8. We have given lip service to the presence of the Lord in our midst and ignored Him.
The problem is our traditions, our ruts. Used to the same order of worship all the time, we find it easier to insert a few hymns here and a solo there, a prayer here and the offering there, and the sermon here, and go forward. Too bad if the Spirit has other plans for the day.
We say all the right things about the Lord being in the midst of even two or three disciples (Matthew 18:20), but for the most part, we act as though that is some kind of spiritual principle but not an actual reality.
We have raised a generation of practicing atheists.
9. We have put our continued employment above faithfulness to the living God.
The problem is our selfishness. We have to pay our bills and send our children to school. And we do. And so we allow ourselves to curb our enthusiasm for the cutting edge of the gospel lest people of affluence and influence be disturbed and take their support elsewhere.
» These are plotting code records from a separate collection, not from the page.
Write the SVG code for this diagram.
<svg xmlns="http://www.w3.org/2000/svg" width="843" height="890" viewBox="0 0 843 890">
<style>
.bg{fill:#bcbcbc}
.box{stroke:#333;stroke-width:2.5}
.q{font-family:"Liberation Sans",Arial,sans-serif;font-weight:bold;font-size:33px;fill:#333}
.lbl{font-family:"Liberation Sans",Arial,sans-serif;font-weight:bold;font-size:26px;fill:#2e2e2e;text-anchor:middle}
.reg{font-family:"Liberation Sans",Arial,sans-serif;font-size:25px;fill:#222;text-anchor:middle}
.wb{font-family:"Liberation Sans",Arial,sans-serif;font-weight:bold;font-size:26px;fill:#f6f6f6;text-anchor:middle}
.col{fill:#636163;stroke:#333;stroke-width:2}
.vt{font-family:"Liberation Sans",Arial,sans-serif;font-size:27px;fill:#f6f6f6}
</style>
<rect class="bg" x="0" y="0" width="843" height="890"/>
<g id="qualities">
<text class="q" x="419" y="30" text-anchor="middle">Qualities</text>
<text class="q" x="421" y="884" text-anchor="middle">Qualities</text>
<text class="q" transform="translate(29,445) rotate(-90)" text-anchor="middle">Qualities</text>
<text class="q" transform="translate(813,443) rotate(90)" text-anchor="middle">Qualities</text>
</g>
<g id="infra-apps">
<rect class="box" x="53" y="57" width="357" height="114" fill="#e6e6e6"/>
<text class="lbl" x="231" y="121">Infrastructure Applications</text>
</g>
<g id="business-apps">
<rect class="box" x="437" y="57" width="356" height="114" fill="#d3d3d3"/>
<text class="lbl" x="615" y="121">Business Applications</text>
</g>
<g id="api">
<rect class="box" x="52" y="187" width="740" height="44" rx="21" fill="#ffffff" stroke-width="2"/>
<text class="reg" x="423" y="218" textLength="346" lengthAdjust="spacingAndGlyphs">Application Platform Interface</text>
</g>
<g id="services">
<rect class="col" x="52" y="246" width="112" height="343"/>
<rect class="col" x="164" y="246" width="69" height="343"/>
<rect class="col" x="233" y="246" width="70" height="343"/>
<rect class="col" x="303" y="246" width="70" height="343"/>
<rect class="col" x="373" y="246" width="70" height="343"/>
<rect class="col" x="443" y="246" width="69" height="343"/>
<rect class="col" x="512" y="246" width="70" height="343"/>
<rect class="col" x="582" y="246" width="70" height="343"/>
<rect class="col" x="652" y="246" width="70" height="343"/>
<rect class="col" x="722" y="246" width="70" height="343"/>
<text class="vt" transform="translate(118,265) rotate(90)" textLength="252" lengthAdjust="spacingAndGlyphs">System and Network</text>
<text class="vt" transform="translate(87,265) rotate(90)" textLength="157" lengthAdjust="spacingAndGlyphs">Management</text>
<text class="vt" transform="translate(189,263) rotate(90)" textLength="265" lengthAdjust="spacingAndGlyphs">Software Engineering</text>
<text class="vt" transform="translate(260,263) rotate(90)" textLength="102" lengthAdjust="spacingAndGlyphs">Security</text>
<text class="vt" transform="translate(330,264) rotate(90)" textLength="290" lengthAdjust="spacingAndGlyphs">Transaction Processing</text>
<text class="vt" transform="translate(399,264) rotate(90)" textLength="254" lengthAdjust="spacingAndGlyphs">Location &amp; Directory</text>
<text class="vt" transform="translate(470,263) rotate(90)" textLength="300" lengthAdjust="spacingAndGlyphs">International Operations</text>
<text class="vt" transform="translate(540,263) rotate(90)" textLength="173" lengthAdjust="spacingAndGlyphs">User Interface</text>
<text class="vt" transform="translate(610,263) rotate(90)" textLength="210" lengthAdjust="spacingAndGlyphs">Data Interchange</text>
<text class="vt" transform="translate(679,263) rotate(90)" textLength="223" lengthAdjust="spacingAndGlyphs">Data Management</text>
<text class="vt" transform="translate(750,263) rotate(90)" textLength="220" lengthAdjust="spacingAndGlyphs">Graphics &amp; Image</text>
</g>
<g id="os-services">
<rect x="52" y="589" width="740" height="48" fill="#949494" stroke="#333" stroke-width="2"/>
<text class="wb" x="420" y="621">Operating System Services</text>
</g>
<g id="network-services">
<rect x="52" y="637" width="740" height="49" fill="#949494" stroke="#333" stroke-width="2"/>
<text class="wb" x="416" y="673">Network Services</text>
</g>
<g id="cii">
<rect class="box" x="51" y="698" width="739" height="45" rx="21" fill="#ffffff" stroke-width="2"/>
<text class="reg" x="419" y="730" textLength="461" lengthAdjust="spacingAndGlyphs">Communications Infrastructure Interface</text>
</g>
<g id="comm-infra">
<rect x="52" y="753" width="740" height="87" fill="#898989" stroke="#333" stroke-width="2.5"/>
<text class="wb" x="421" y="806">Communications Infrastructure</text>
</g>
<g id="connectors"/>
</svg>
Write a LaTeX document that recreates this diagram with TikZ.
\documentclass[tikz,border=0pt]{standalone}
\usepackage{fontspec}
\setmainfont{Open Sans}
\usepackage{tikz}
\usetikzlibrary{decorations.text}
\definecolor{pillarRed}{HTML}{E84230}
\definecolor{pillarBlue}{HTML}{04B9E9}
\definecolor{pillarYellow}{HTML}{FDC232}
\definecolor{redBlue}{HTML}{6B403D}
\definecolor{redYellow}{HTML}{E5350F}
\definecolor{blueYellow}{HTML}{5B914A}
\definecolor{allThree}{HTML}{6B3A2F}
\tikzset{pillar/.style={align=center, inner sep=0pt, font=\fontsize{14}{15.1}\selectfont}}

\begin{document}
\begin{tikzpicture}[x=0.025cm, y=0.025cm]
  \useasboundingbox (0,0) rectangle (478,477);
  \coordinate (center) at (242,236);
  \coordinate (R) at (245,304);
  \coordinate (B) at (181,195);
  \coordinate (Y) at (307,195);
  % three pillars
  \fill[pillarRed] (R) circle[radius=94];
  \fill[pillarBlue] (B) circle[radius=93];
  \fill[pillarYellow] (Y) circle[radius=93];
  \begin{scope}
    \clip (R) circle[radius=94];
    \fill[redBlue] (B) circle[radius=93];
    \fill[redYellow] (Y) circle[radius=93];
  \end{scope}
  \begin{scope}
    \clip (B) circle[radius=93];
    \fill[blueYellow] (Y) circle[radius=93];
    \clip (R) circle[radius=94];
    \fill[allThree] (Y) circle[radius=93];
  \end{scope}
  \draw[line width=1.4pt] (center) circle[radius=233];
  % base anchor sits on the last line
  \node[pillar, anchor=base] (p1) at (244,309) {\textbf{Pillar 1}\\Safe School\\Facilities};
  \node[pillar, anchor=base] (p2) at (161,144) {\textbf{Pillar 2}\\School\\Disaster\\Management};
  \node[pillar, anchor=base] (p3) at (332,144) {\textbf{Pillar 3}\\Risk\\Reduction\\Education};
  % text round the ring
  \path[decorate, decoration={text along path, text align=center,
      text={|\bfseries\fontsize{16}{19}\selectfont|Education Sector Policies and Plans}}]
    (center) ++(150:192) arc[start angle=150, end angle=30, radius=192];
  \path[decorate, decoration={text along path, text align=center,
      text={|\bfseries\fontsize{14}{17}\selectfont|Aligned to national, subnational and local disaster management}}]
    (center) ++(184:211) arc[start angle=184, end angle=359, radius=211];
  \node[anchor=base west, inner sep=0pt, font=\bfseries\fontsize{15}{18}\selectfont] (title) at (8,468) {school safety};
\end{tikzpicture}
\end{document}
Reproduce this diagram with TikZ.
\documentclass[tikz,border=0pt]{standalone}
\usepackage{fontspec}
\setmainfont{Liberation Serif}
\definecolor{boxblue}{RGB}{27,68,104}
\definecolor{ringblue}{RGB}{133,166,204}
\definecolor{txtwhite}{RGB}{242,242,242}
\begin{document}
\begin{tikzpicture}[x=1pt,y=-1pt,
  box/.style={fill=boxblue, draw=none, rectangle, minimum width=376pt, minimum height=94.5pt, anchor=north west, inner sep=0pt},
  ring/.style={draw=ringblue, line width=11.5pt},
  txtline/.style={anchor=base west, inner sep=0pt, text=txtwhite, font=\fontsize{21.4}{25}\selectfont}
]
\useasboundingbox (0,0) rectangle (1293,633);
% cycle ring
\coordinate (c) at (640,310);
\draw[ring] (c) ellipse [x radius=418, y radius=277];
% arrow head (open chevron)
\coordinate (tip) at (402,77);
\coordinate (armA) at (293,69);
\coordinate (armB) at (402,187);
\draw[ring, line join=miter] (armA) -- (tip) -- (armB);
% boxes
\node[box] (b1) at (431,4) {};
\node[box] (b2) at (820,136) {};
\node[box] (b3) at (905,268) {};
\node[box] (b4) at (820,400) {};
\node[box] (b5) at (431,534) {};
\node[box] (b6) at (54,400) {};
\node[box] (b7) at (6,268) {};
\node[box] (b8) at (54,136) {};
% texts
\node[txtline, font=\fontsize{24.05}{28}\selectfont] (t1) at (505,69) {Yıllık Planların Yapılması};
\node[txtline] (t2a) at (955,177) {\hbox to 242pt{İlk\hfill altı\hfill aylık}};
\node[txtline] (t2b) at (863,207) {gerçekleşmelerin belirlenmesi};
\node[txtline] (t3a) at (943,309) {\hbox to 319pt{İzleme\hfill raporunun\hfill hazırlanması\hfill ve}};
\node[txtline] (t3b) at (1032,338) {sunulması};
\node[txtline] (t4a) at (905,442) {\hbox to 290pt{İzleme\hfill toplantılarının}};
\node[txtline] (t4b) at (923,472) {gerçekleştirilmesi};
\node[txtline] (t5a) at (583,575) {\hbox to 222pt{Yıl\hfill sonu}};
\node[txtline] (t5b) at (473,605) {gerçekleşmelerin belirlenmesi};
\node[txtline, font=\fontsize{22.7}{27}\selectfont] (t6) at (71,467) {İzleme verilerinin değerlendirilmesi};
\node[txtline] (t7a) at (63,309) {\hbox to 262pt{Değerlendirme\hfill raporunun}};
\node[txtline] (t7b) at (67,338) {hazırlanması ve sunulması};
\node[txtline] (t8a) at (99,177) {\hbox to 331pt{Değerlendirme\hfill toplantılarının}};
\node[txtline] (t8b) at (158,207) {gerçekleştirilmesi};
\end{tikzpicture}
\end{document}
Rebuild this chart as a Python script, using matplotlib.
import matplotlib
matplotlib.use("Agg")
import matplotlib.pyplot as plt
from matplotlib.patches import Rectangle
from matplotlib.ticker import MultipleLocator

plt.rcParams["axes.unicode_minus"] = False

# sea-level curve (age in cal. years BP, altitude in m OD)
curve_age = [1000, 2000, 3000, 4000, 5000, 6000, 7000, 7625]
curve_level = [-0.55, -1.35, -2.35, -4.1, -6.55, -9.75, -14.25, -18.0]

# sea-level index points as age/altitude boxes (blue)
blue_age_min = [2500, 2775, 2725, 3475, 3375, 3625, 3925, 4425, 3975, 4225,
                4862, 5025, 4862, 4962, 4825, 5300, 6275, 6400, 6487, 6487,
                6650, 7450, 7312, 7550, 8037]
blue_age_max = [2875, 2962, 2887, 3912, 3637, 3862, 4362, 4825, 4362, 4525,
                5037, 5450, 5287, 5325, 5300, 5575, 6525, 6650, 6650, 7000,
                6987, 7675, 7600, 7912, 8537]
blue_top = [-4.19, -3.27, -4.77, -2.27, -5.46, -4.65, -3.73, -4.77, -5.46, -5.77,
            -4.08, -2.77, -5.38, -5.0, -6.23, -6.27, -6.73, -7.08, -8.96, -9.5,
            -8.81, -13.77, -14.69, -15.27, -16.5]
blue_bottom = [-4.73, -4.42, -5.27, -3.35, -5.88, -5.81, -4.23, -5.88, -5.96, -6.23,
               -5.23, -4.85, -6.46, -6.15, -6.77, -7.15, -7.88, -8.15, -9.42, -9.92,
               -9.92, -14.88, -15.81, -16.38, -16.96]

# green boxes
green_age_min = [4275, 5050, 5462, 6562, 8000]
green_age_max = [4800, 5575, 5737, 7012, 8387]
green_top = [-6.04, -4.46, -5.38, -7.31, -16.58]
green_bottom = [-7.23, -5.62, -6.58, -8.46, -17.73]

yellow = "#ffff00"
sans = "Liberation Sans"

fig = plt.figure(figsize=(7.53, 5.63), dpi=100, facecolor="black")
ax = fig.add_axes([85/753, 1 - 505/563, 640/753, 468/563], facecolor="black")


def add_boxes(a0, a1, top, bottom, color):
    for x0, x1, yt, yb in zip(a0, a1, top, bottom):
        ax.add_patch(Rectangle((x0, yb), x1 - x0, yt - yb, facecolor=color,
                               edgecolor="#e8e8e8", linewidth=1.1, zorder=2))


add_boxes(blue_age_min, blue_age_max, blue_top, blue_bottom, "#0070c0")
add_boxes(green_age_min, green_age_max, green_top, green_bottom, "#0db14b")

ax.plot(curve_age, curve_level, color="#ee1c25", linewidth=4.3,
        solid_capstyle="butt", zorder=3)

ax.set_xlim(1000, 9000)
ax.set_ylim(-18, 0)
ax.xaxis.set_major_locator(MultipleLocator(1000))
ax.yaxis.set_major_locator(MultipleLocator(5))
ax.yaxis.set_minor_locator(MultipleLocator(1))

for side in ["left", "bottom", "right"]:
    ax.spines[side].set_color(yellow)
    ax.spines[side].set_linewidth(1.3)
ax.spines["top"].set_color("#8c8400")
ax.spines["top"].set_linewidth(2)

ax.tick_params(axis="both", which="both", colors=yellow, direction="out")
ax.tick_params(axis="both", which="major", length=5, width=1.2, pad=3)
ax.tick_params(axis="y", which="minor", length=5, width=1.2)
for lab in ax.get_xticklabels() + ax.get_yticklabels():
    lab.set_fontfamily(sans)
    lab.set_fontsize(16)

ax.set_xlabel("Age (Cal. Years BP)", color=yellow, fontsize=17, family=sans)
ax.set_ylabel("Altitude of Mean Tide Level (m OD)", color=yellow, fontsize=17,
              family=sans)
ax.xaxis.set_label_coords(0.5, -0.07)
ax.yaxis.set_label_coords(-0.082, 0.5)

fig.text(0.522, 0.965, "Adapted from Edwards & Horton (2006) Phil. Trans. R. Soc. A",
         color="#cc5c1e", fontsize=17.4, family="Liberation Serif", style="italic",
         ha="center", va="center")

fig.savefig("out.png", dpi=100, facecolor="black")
You can understand why the Apostle Paul said it’s better for such a servant of the Lord to remain unmarried (I Corinthians 7:8ff). If they get crossways with worldly leadership in the church and find themselves jobless, it’s a lot simpler to load up the car and move on to the next town.
We have raised a generation to “keep” the preacher, almost as a lap dog. (I say to our shame.)
What is the answer? A rich relative, maybe. (another smiley face goes here) The answer is for pastors and spouses to accept when they enter the ministry that courageous leadership may well mean they will be asked to leave a church and so to be prepared for all eventualities.